The CSO has a venerable history. The sixth oldest orchestra was reformed into its present incarnation in 1893 under the auspices of a future First Lady, Helen Herron Taft, and gave notable American premières of works such as Bartók's Piano Concerto no. 1 and Mahler’s Fifth Symphony, benefiting across the years from associations with artists from Leopold Stokowski to Philip Glass. An interesting programme was an added bonus to their visit; an American first half of Bernstein’s symphonic suite from On the Waterfront and Copland’s Lincoln Portrait (of which the world première was given by the CSO back in 1942) balanced by Tchaikovsky’s Symphony no. 5 in E minor after the interval.
The American offerings saw the CSO at its strongest.

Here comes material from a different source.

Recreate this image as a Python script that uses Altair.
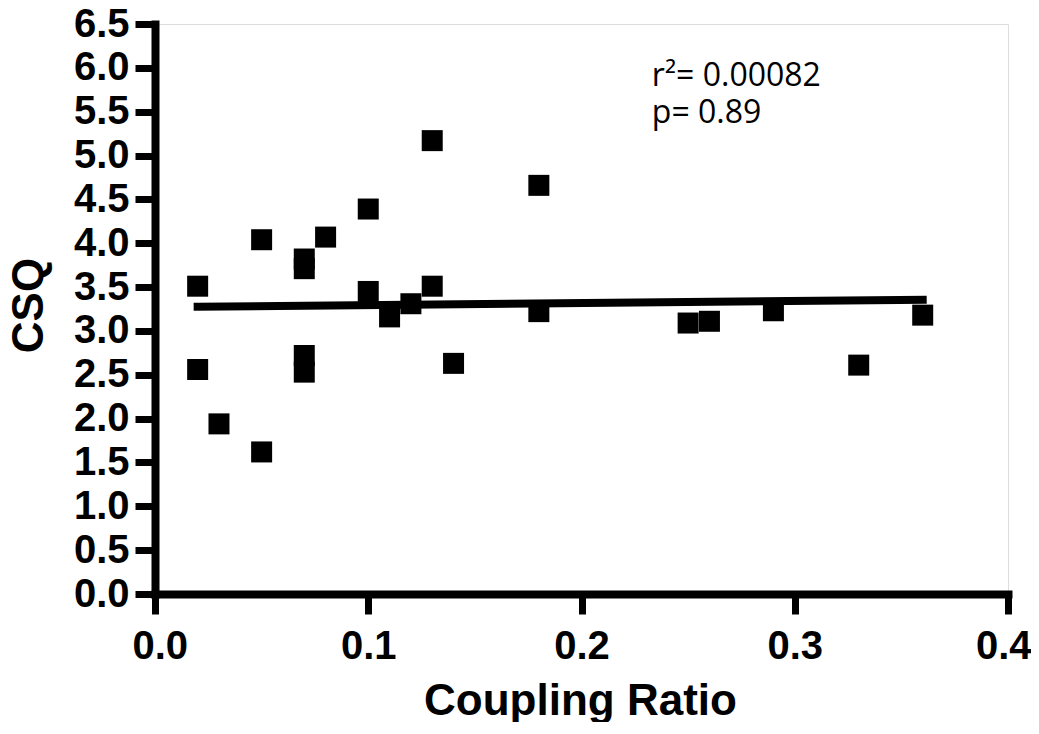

Bernstein’s music for Elia Kazan’s film met with critical acclaim but failed to win an Oscar. The composer then refashioned it the following year into a 22-minute concert piece of superb thematic imagery. Langrée’s interpretation was spot on; an excellent opening solo from principal horn Elizabeth Freimuth – a real trooper who also made a strong contribution to the Tchaikovsky – was full and evocative with just the right level of cinematic dreaminess. There was clarity and cohesion within the different sections, with military precision between percussion and brass. Strings had a force and urgency in the more violent moments of the score and towards the end took on the fading tones of twilight and strong solos within the woodwind section were plangent. The taut delivery gave the whole performance an air of honed rigour, without sacrificing the musical ekphrasis of the plot behind the score.